You know what I’m referring to — the countless comments from adults expressing that children shouldn’t be wasting their time in protests, that children aren’t smart enough to know what they’re talking about, that children ought to be in school.
In a perfect world, children would not have to protest. In a better world, children would be able to sit in classrooms in pursuit of pure education. But we do not live in a perfect world. Just like you and I, children are citizens of this planet, and are affected by political decisions. Youth activism is not a waste of time: it is important and necessary.
Children are uniquely shut out of political discourses, even though any policy enacted upon in status quo will undoubtedly affect them the most. In a world fraught with oppression and injustice, kids are standing up to fight against what is wrong. These kids do have a good sense of right and wrong — is it so radical to believe that a world where people who are free to love each other and be their true selves is a better world? Is it too much to ask to want school shootings to come to an end?
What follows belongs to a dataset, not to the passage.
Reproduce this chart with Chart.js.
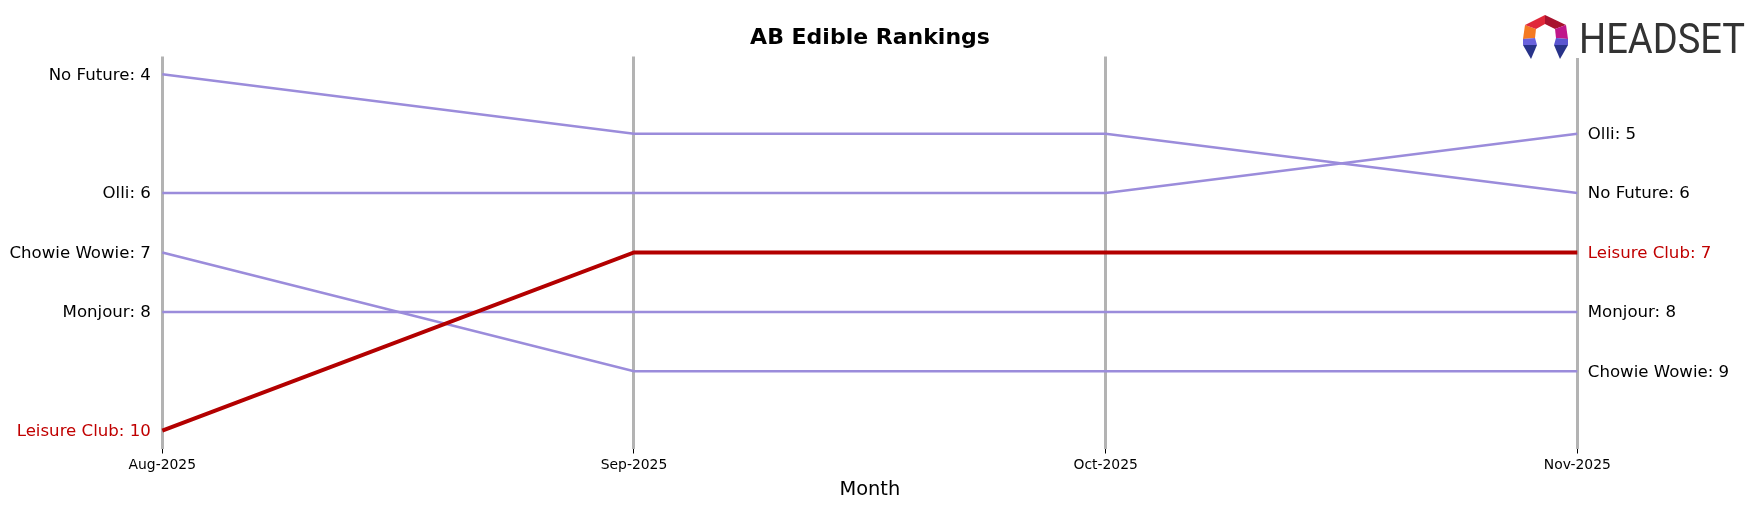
<!DOCTYPE html>
<html>
<head>
<meta charset="utf-8">
<script src="https://cdn.jsdelivr.net/npm/chart.js@4"></script>
<style>
  body { margin: 0; background: #fff; }
  canvas { display: block; }
</style>
</head>
<body>
<canvas id="myChart" width="1760" height="507"></canvas>
<script>
// datos del grafico
const months = ['Aug-2025', 'Sep-2025', 'Oct-2025', 'Nov-2025'];
const brands = ['No Future', 'Olli', 'Chowie Wowie', 'Monjour', 'Leisure Club'];
const noFuture = [4, 5, 5, 6];
const olli = [6, 6, 6, 5];
const chowieWowie = [7, 9, 9, 9];
const monjour = [8, 8, 8, 8];
const leisureClub = [10, 7, 7, 7];
const highlight = 'Leisure Club';

const seriesValues = [noFuture, olli, chowieWowie, monjour, leisureClub];
const font = '"DejaVu Sans", sans-serif';

const datasets = brands.map(function(name, i) {
    const hot = name === highlight;
    return {
        label: name,
        data: seriesValues[i],
        borderColor: hot ? '#b30000' : '#9b8cdb',
        borderWidth: hot ? 4 : 2.5,
        pointRadius: 0,
        tension: 0,
        order: hot ? 0 : 1
    };
});

// etiquetas a los lados, titulo y logo
const extras = {
    id: 'extras',
    afterDraw: function(chart) {
        const ctx = chart.ctx;
        const xs = chart.scales.x;
        const ys = chart.scales.y;
        ctx.save();
        ctx.font = '16.6px ' + font;
        ctx.textBaseline = 'middle';
        chart.data.datasets.forEach(function(ds) {
            const color = ds.label === highlight ? '#c00000' : '#000';
            ctx.fillStyle = color;
            const first = ds.data[0];
            const last = ds.data[ds.data.length - 1];
            ctx.textAlign = 'right';
            ctx.fillText(ds.label + ': ' + first, xs.getPixelForValue(0) - 11.5, ys.getPixelForValue(first) + 1);
            ctx.textAlign = 'left';
            ctx.fillText(ds.label + ': ' + last, xs.getPixelForValue(ds.data.length - 1) + 10.5, ys.getPixelForValue(last) + 1);
        });

        // titulo
        ctx.fillStyle = '#000';
        ctx.font = 'bold 22px ' + font;
        ctx.textAlign = 'center';
        ctx.fillText('AB Edible Rankings', 870, 38);

        // logo
        ctx.fillStyle = '#fff';
        ctx.fillRect(1518, 10, 236, 48);
        const poly = function(color, pts) {
            ctx.fillStyle = color;
            ctx.beginPath();
            ctx.moveTo(pts[0][0], pts[0][1]);
            for (let k = 1; k < pts.length; k++) ctx.lineTo(pts[k][0], pts[k][1]);
            ctx.closePath();
            ctx.fill();
        };
        poly('#f47a22', [[1525, 25], [1536, 29], [1535, 38], [1523, 39]]);
        poly('#e0283a', [[1525, 25], [1545, 15], [1545, 24], [1536, 29]]);
        poly('#a8122e', [[1545, 15], [1566, 25], [1555, 29], [1545, 24]]);
        poly('#c0178a', [[1566, 25], [1568, 39], [1556, 38], [1555, 29]]);
        poly('#6a62dc', [[1523, 39], [1535, 38], [1537, 45], [1523, 45]]);
        poly('#5a55d0', [[1556, 38], [1568, 39], [1568, 45], [1554, 45]]);
        poly('#283389', [[1523, 45], [1537, 45], [1531, 59]]);
        poly('#283389', [[1554, 45], [1568, 45], [1560, 59]]);

        ctx.fillStyle = '#333';
        ctx.font = '42px Roboto';
        ctx.textAlign = 'left';
        ctx.textBaseline = 'alphabetic';
        const w = ctx.measureText('HEADSET').width;
        ctx.translate(1579, 53);
        ctx.scale(166 / w, 1);
        ctx.fillText('HEADSET', 0, 0);
        ctx.restore();
    }
};

const myChart = new Chart(document.getElementById('myChart').getContext('2d'), {
    type: 'line',
    data: {
        labels: months,
        datasets: datasets
    },
    options: {
        responsive: false,
        animation: false,
        devicePixelRatio: 1,
        layout: {
            padding: { left: 162.3, right: 182.7, top: 56.5, bottom: 0 }
        },
        plugins: {
            legend: { display: false },
            tooltip: { enabled: false }
        },
        scales: {
            x: {
                offset: false,
                afterFit: function(scale) { scale.height = 58.5; },
                grid: {
                    color: '#b3b3b3',
                    lineWidth: 3,
                    drawTicks: true,
                    tickLength: 5,
                    tickColor: '#000',
                    tickWidth: 1
                },
                border: { display: false },
                ticks: {
                    color: '#000',
                    font: { family: font, size: 13.9 },
                    padding: 4,
                    maxRotation: 0
                },
                title: {
                    display: true,
                    text: 'Month',
                    color: '#000',
                    font: { family: font, size: 19.4 },
                    padding: { top: 0, bottom: 5 }
                }
            },
            y: {
                display: false,
                reverse: true,
                min: 3.7,
                max: 10.3
            }
        }
    },
    plugins: [extras]
});
</script>
</body>
</html>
Many detractors of youth activism are wary of the potential that these children are being exploited. While I can’t say that is an impossible reality, what I do know for certain is this: en masse, these children are actually the foundations to change within their families. Many mistakenly believe, for example, that Greta Thunberg’s parents force her to do activism work — in fact, they initially disapproved of her decision to strike when she began doing it, but grew to understand her motivations through her actions.
It is a political decision to decide to remain publicly apolitical. Only those with privilege have the ability to step in and out of political conversations. Racialized people are unable to step out of their skin; queer people cannot step outside of their being. Our social, political, and environmental climate has necessitated fighting for freedom and for goodness. These children are heroes. Seeing kids mobilize shows that so many children have already learned the hard lesson that you have to put into practice what you believe. That’s something you just can’t learn in a classroom.
At 12 years old, I knew that much needed to be done to make the world a better place. At 22, I’m learning that the way to do that is to have the audacity to stand up for what is good and just; and I’m learning it from less than five-foot-tall 12 year olds whose hope is larger than life.